How to Distribute Talking Time Between Students

How to Distribute Talking Time Between Students

Andrei Zakhareuski
by Andrei Zakhareuski 13,964 views |

Some people will find that there are students who do very little talking during the class. This can sometimes be a pain for the teachers and it is usually tempting to just give up on that particular student. Others will more or less dominate the class. There are many cases where a student will just keep talking to the point of others not really being able to put a word in edgeways.

Of course, it is important that every person in the class has a chance to talk, express their view and ultimately practise their use of the language. Teachers might think it is a lot easier for them if one student keeps talking, as it does make time go faster, but this can be detrimental to the learning of others. One needs to make sure that everyone is up to the same level. There is no telling how much the others have progressed or learned if there is one or two people who have all the talking time during the class. Below are several method whereby a teacher can insure that everybody has a chance to speak. Of course, some students will be a little bit more shy than others and this definitely plays a role in it.
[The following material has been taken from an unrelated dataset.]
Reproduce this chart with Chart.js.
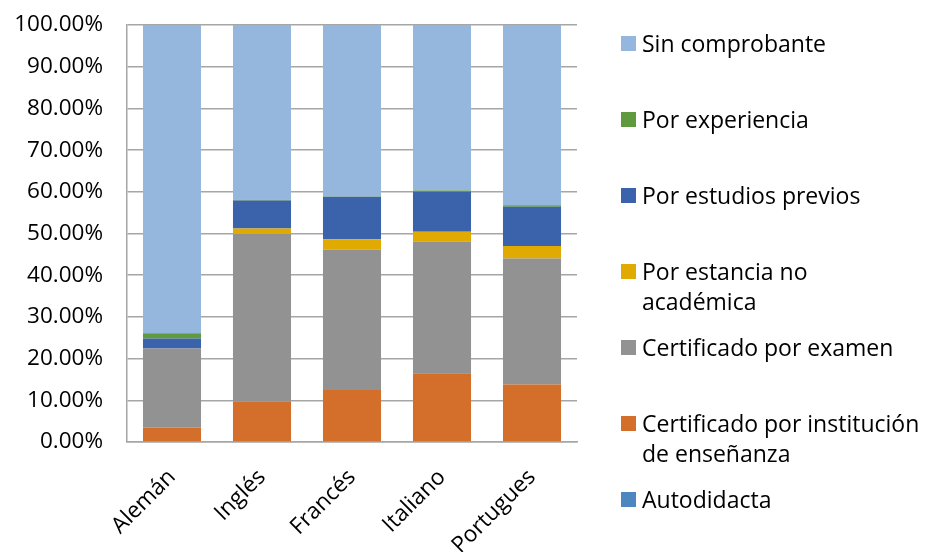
<!DOCTYPE html>
<html>
<head>
<meta charset="UTF-8">
<title>Tipo de comprobante por idioma</title>
<script src="https://cdn.jsdelivr.net/npm/chart.js"></script>
<style>
  body { margin: 0; background: #fff; font-family: "Open Sans", sans-serif; }
  #wrap { position: relative; width: 926px; height: 552px; }
  #legend { position: absolute; left: 621px; top: 28px; }
  .item { height: 76px; display: flex; align-items: flex-start; }
  .box { width: 15px; height: 15px; margin-top: 8px; margin-right: 6px; flex: none; }
  .txt { font-size: 23px; line-height: 30px; color: #000; white-space: pre-line; }
</style>
</head>
<body>
<div id="wrap">
  <canvas id="chart" width="926" height="552"></canvas>
  <div id="legend"></div>
</div>
<script>
  // datos (porcentajes)
  const idiomas = ['Alemán', 'Inglés', 'Francés', 'Italiano', 'Portugues'];
  const autodidacta = [0, 0, 0, 0, 0];
  const certInstitucion = [3.5, 9.7, 12.5, 16.5, 13.8];
  const certExamen = [18.9, 40.2, 33.6, 31.6, 30.2];
  const estanciaNoAcad = [0, 1.3, 2.5, 2.3, 3.0];
  const estudiosPrevios = [2.4, 6.7, 10.2, 9.6, 9.4];
  const experiencia = [1.3, 0.2, 0.1, 0.3, 0.4];
  const sinComprobante = [73.9, 41.9, 41.1, 39.7, 43.2];

  const series = [
    { label: 'Autodidacta', data: autodidacta, color: '#4E86C0' },
    { label: 'Certificado por institución\nde enseñanza', data: certInstitucion, color: '#D46E2B' },
    { label: 'Certificado por examen', data: certExamen, color: '#929292' },
    { label: 'Por estancia no\nacadémica', data: estanciaNoAcad, color: '#E1AA00' },
    { label: 'Por estudios previos', data: estudiosPrevios, color: '#3B63AC' },
    { label: 'Por experiencia', data: experiencia, color: '#5F9A3E' },
    { label: 'Sin comprobante', data: sinComprobante, color: '#95B7DE' }
  ];

  const font = { family: '"Open Sans", sans-serif', size: 22.5 };

  const chart = new Chart(document.getElementById('chart'), {
    type: 'bar',
    data: {
      labels: idiomas,
      datasets: series.map(s => ({
        label: s.label,
        data: s.data,
        backgroundColor: s.color,
        borderWidth: 0,
        categoryPercentage: 1,
        barPercentage: 0.645
      }))
    },
    options: {
      responsive: false,
      animation: false,
      layout: { padding: { left: 8, top: 25, right: 349, bottom: 0 } },
      plugins: { legend: { display: false }, tooltip: { enabled: false } },
      scales: {
        x: {
          stacked: true,
          grid: { display: false },
          border: { color: '#A6A6A6', width: 1.5 },
          ticks: { color: '#000', font: font, maxRotation: 45, minRotation: 45, padding: 14 },
          afterFit: s => { s.height = 110; }
        },
        y: {
          stacked: true,
          min: 0,
          max: 100,
          grid: { color: '#A6A6A6', lineWidth: 1.5, drawTicks: false },
          border: { color: '#A6A6A6', width: 1.5 },
          ticks: {
            stepSize: 10,
            color: '#000',
            font: font,
            padding: 24,
            callback: v => v.toFixed(2) + '%'
          },
          // el padding de las etiquetas no debe empujar el área hacia abajo
          afterFit: s => { s.width = 119; s.paddingTop = 0; s.paddingBottom = 0; }
        }
      }
    }
  });

  // leyenda (orden invertido como en Excel)
  const legend = document.getElementById('legend');
  series.slice().reverse().forEach(s => {
    const item = document.createElement('div');
    item.className = 'item';
    item.innerHTML = '<div class="box" style="background:' + s.color + '"></div><div class="txt"></div>';
    item.querySelector('.txt').textContent = s.label;
    legend.appendChild(item);
  });
</script>
</body>
</html>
How to Make Sure Everyone Gets a Chance to Talk

  1. 1

    Asking an Opinion

    Find a controversial or interesting topic for students to read about. After the reading exercise is finished, allow them to discuss it by asking each student in turn. This is by far one of the easiest ways to make every student get a say in the topic at hand. Don’t feel bad about cutting one short, and just remind them that there may not be a lot of time left and therefore everyone will need to get a word in. This is also a great way of getting the students who are a bit more shy to give their opinion and practice their skills. It is also a great way to get new vocabulary up on the board.

  2. 2

    Story Stick

    This is another excellent way of making sure some of the talking is done evenly between students. The concept of the story stick is that a group of people make up one story, each adding their own part to it. This could be done as a warm up exercise, or one to fill in the last few minutes of a particular class. It is usually best if the teacher comes up with the first sentence or part of the story. Start with something simple such as “Linda is a girl who likes to dream…” and let it go from there. Allow each student to add a sentence to the story. Eventually, something will begin to shape. Get one of them to write it down and then pass it around. Allow each student to read out a paragraph from this.

    Not only can the story stick be a great way of distributing talking time between the students, but it can also be a lot of fun. This is indeed a great exercise to practise on children. It will stimulate their own creative juices and you never know what they may come up with!

  3. 3

    The Leader

    Usually, in some classes, there will be one student who tends to dominate all conversation. This could discourage other students from joining in which can be detrimental. As a result, it will be important to make sure the more shy students have a chance to get their word in. Usually they may not feel that they are good enough to and would rather that someone else speak for them.

    One of the first things to do is, when the dominant student is talking, is to politely stop them and asking another student if they agree with his or her opinion. This will do well to stimulate conversation between the two students, allowing the less practised one to get a few words in. There are of course other ways in which this can be put to use.

    If the more talkative student prefers to do a lot of the speaking, then form an activity such as a debate that the class has to do. Allow them to organize it, but have them ask for help and the opinions of others on their team. This way they will happily be able to keep talking, but others will also get a say in what is going on.

As you can see, utilizing the strong points of a class can have many good results. This means that all students will be more than happy to participate, without feeling like they are being put on the spot.

This is especially important when it comes to the idea of “the Leader”. You may feel bad in telling them to stop talking after a certain point, so this is just a subtle way of letting them continuing speaking, but also giving others a chance to do so as well. This way, no one’s feelings are hurt and the appropriate goals are reached!